Animation and movies. Flash animation, cut paper animation such as Fantastic Planet by Rene Laloux, editorial illustrations in womens' magazines. Kirikou and the Sorceress, which is based off Senegalese folktales. It's very flat, characters are almost always facing sideways, never facing the camera.
What do you think makes Multiplex particularly Chicago? The racial makeup of the characters always feels like parts of Chicago to me, but what else?
It's definitely a northwest suburb thing. It's a fictional suburb located in between Evanston and Skokie, vaguely in that direction.
I lived in Rogers Park, am familiar with that area. It's a nice mix of cultures, geographically. There's a massive Indian neighborhood, there's a massive Jewish neighborhood. I absolutely love the North Side of Chicago, it's culturally so rich, and there are a lot of great old movie theaters there. I've kind of gotten into the classic movie theater theme in the comic, with Jason and Devi going to the Bollywood theater in Niles and the Calo Theater in Andersonville.
I've mentioned the Music Box, sooner or later they'll visit that. I wanted it [Multiplex] to have some substance to it, some meaning -- actually reference real theaters, real movies. It's drawing from the real history of the city, which also establishes every history book ever written about Chicago as a backstory for Multiplex!
That sounds pretty great. So, I hear you're using the fund-raising program Kickstarter to turn Multiplex into a book?
Self-publishing is the plan. I need to finish off the book: the first year of the comic, I had to gloss over so many story points, that I wanted to expand on it, to give it the same amount of depth. That's a lot of new material. It will also be serialized in five eBooks. The first one is almost done. I'm running Kickstarter partly so I'll have the time to finish the book, partly for the publishing costs.
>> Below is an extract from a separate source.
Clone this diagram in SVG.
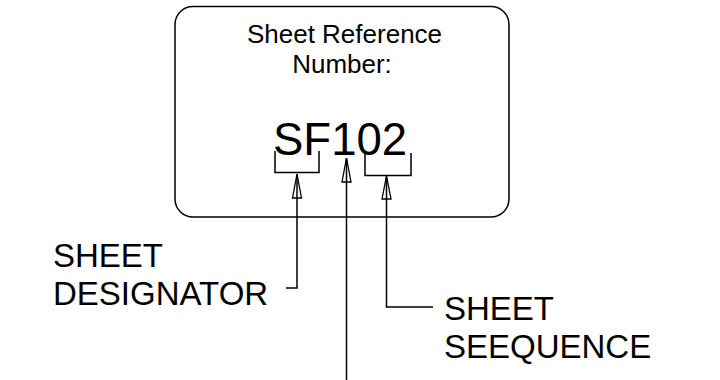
<svg xmlns="http://www.w3.org/2000/svg" width="720" height="380" viewBox="0 0 720 380">
<style>
text{font-family:"Liberation Sans",Arial,sans-serif;fill:#000}
.ln{fill:none;stroke:#000;stroke-width:1.5}
.ah{fill:#fff;stroke:#000;stroke-width:1.3}
</style>
<rect width="720" height="380" fill="#fff"/>
<g id="box">
<rect x="175" y="6.5" width="334" height="210.5" rx="18" class="ln"/>
<text x="344.5" y="43" font-size="26" text-anchor="middle">Sheet Reference</text>
<text x="342" y="73" font-size="26" text-anchor="middle">Number:</text>
<text x="273" y="155" font-size="45.5">SF102</text>
</g>
<g id="label-designator">
<text x="53" y="267" font-size="33">SHEET</text>
<text x="53" y="305" font-size="33">DESIGNATOR</text>
</g>
<g id="label-sequence">
<text x="444" y="320" font-size="33">SHEET</text>
<text x="444" y="358" font-size="33">SEEQUENCE</text>
</g>
<g id="connectors">
<polyline class="ln" points="275,151 275,172.5 319,172.5 319,151"/>
<polyline class="ln" points="365,153 365,175.5 411,175.5 411,153"/>
<polyline class="ln" points="286,288 297,288 297,174"/>
<polyline class="ln" points="433,307 386.5,307 386.5,176"/>
<line class="ln" x1="346.5" y1="380" x2="346.5" y2="158"/>
<path class="ah" d="M297,174 L292.5,198 L301.5,198 Z"/>
<path class="ah" d="M386.5,176 L382,199 L391,199 Z"/>
<path class="ah" d="M346.5,158 L342,182 L351,182 Z"/>
<line class="ln" x1="297" y1="198" x2="297" y2="176"/>
<line class="ln" x1="386.5" y1="199" x2="386.5" y2="178"/>
<line class="ln" x1="346.5" y1="182" x2="346.5" y2="160"/>
</g>
</svg>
I'm going to add a Star Wars prequel. Multiplex started in 2006, right around the time the last Star Wars movie came out. I want to flesh out the backstory, make introductions. The main point is to do something exclusive to the print book.
What do you like about Kickstarter, as opposed to just a straight-up donation or Paypal link?
I like the idea of a funding goal -- if you don't get there, nobody gets charged. It's a way to ensure that I either get that amount that I need, or worst possible outcome, a few extra Kickstarter people find out about Multiplex and like it.
What do you hope to achieve through publishing the book?
I've always felt that Multiplex is more of a story strip. There are gags, but it's more like a sitcom, works better in larger chunks. I feel bad because people get caught up, then they can only read one at a time. Also, it gives me a chance to fix up some of the old ones without being dishonest. There's higher quality reproduction: 72dpi ruins just about any art, one of the drawbacks of reading webcomics. You can look at it on the web and think it's flat, but if you actually have the eBook in front of you, you can zoom in and see the stuff that gets blurred by downsampling it to the web.
Sounds like a lot of fun extra material. Okay, I have to ask: top five movies? And what's your favorite Chicago theater?
The Apartment by Billy Wilder is my all-time favorite movie, but beyond that it kind of changes with my mood.
Today, I'll say The Incredibles, The Proposition, Tokyo Story, and Sense & Sensibility. I've probably watched Sense & Sensibility more than any other movie, and the ending gets me every single freakin' time. It's ridiculous.
The movie theater I go to most is actually not in Chicago; it's the Evanston Century 12/CinéArts 6 Theater in Evanston. They have a pretty good mix of Hollywood stuff and indie/foreign fair, it has a bar in it, and it's two blocks from where I work. Can't beat that!
My favorite movie theater that is actually in Chicago, though, is the Uptown Theater, which is the last of the true movie palaces in Chicago. It was poorly treated for a long time, but has finally ended up in the hands of an owner who actually cares about the building.
They're in the process of restoring it, and I hope the stonework from the top of the building (which was removed some time ago in order to preserve it) finds its way home soon. There's no other building in Chicago I want to watch a movie in more.